Rows from a dataset of charts and code –
________

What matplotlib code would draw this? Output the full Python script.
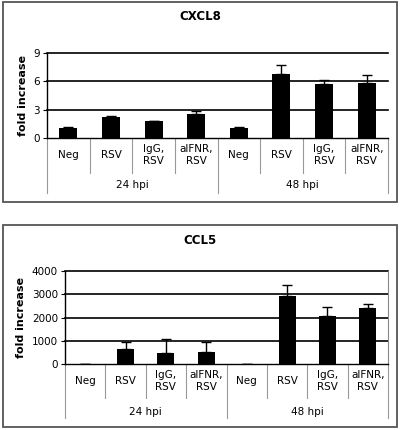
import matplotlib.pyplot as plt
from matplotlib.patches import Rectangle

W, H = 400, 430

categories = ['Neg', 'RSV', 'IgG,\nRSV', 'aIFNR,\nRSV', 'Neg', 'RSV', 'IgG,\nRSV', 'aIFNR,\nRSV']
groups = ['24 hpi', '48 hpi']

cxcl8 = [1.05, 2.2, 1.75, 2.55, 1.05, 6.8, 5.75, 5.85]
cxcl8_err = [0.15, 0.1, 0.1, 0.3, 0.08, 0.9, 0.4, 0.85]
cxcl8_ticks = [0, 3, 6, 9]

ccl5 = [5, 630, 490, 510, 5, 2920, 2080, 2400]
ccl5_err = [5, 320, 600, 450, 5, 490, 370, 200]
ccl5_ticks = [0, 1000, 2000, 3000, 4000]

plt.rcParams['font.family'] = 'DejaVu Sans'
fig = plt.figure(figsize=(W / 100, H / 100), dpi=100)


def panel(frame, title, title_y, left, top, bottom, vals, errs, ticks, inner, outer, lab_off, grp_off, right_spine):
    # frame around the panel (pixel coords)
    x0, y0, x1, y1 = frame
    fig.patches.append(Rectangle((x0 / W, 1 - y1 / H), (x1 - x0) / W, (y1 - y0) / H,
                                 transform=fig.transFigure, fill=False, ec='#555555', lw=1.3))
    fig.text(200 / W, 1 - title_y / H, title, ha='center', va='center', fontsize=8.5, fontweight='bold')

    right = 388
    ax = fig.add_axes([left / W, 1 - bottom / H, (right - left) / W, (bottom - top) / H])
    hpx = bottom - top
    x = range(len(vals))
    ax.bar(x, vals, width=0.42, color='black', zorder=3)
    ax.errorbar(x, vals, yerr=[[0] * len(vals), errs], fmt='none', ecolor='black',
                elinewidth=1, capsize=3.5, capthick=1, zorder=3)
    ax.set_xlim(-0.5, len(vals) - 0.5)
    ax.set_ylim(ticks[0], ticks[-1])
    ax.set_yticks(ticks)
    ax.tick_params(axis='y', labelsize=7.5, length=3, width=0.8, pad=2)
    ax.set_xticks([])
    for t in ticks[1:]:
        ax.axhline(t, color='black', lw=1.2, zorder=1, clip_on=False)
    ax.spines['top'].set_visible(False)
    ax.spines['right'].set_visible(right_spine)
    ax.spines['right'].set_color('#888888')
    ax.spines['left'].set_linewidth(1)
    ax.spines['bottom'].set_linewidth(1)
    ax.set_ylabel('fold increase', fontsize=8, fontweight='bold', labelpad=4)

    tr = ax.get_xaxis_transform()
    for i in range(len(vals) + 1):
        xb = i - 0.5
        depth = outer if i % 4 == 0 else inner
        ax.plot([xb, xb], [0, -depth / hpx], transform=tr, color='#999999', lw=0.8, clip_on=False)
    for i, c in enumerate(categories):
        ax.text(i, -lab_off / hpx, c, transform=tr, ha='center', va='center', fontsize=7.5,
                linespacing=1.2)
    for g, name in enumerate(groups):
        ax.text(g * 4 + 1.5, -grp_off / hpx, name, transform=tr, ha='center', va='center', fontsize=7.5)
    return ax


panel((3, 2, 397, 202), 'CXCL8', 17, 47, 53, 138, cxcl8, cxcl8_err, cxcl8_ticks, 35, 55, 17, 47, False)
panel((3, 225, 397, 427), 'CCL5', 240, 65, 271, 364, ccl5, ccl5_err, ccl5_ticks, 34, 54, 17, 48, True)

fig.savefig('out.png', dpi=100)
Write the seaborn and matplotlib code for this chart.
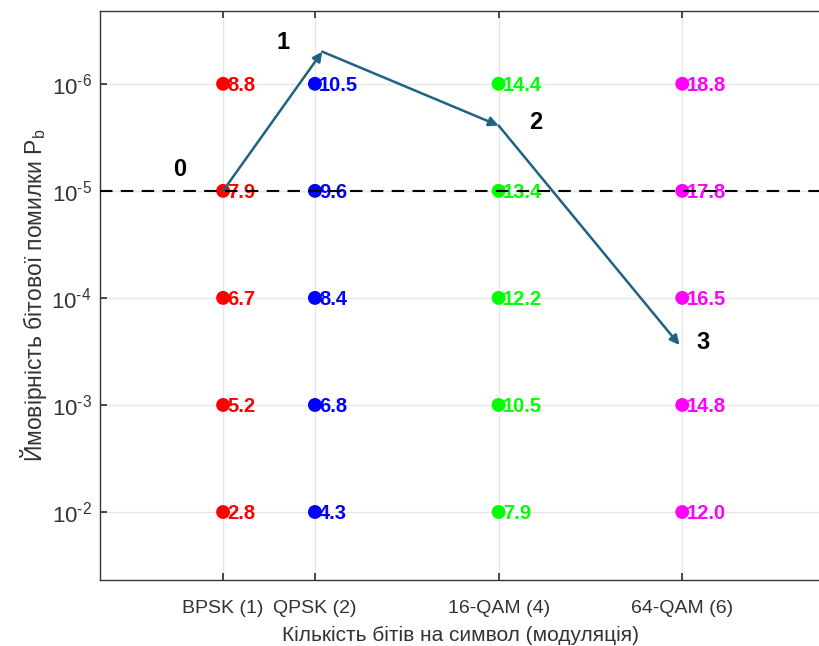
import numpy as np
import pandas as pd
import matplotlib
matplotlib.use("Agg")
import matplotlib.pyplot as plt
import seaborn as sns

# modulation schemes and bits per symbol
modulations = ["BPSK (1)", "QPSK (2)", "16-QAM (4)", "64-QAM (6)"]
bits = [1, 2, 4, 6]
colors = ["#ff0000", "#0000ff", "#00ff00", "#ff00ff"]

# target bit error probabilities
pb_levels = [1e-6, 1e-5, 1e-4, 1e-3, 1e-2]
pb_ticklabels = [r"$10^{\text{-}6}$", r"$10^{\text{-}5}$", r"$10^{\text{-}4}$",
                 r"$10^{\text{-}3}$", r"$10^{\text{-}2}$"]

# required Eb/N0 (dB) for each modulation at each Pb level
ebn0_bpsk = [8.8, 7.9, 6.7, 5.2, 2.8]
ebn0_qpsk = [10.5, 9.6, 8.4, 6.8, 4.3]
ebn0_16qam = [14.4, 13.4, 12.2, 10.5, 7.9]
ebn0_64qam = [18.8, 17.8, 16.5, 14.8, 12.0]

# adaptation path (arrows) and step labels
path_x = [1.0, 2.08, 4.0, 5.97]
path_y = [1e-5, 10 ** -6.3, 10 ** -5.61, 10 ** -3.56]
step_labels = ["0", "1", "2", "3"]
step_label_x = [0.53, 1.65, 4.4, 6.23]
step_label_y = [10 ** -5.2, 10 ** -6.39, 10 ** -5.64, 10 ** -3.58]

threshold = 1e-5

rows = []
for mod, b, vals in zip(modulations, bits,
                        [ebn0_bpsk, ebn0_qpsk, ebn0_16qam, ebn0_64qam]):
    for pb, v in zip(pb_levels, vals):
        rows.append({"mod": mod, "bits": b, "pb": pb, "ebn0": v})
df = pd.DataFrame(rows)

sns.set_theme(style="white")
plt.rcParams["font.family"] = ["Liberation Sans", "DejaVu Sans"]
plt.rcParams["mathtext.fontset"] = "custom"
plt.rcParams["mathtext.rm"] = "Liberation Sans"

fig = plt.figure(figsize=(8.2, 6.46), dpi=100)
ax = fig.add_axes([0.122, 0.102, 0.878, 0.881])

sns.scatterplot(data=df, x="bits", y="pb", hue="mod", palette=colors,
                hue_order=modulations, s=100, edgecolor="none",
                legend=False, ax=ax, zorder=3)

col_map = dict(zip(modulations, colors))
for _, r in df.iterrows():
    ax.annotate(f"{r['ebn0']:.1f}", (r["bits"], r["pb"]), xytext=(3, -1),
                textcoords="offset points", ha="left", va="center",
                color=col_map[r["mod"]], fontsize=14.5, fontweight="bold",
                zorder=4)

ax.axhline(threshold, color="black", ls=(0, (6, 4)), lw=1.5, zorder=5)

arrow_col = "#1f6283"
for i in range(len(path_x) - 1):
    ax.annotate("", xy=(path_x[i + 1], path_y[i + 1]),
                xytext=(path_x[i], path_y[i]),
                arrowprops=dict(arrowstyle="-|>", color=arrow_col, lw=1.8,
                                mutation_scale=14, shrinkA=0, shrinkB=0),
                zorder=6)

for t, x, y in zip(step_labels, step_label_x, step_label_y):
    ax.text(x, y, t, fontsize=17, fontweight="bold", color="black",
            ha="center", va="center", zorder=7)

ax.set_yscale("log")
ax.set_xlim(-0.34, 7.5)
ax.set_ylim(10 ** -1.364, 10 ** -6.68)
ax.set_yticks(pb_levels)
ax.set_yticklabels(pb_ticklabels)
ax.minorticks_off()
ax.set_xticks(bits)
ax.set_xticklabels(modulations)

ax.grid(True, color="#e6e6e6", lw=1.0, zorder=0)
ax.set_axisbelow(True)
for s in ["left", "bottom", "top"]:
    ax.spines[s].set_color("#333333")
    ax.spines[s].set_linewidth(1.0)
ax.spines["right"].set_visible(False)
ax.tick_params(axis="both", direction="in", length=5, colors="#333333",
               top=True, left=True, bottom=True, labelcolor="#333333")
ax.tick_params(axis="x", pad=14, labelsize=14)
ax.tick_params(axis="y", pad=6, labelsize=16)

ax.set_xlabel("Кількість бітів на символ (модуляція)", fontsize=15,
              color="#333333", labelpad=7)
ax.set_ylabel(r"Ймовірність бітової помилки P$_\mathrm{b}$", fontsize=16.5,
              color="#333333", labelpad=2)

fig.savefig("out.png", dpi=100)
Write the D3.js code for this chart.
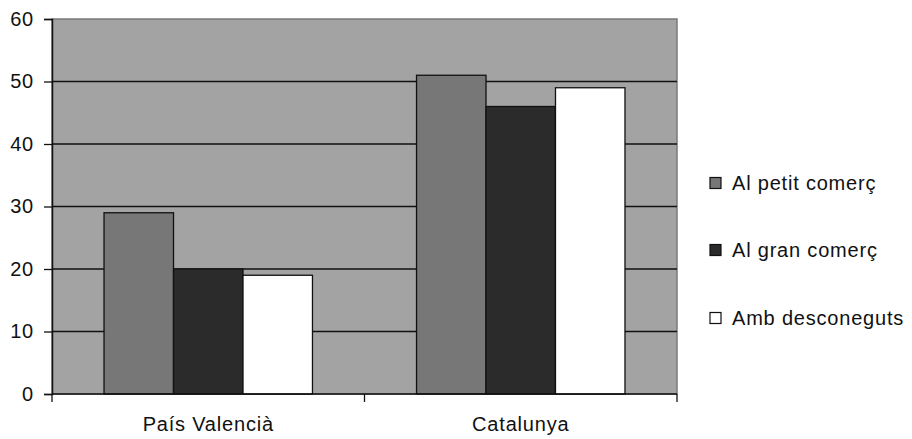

________

Problem details – Give back the exact lines above, running from the one that has "Write the seaborn" through the one that has "ebn0_64qam = [18.8, 17.8, 16.5, 14.8, 12.0]", with nothing added and no pictures.

Exercise answer –
Write the seaborn and matplotlib code for this chart.
import numpy as np
import pandas as pd
import matplotlib
matplotlib.use("Agg")
import matplotlib.pyplot as plt
import seaborn as sns

# modulation schemes and bits per symbol
modulations = ["BPSK (1)", "QPSK (2)", "16-QAM (4)", "64-QAM (6)"]
bits = [1, 2, 4, 6]
colors = ["#ff0000", "#0000ff", "#00ff00", "#ff00ff"]

# target bit error probabilities
pb_levels = [1e-6, 1e-5, 1e-4, 1e-3, 1e-2]
pb_ticklabels = [r"$10^{\text{-}6}$", r"$10^{\text{-}5}$", r"$10^{\text{-}4}$",
                 r"$10^{\text{-}3}$", r"$10^{\text{-}2}$"]

# required Eb/N0 (dB) for each modulation at each Pb level
ebn0_bpsk = [8.8, 7.9, 6.7, 5.2, 2.8]
ebn0_qpsk = [10.5, 9.6, 8.4, 6.8, 4.3]
ebn0_16qam = [14.4, 13.4, 12.2, 10.5, 7.9]
ebn0_64qam = [18.8, 17.8, 16.5, 14.8, 12.0]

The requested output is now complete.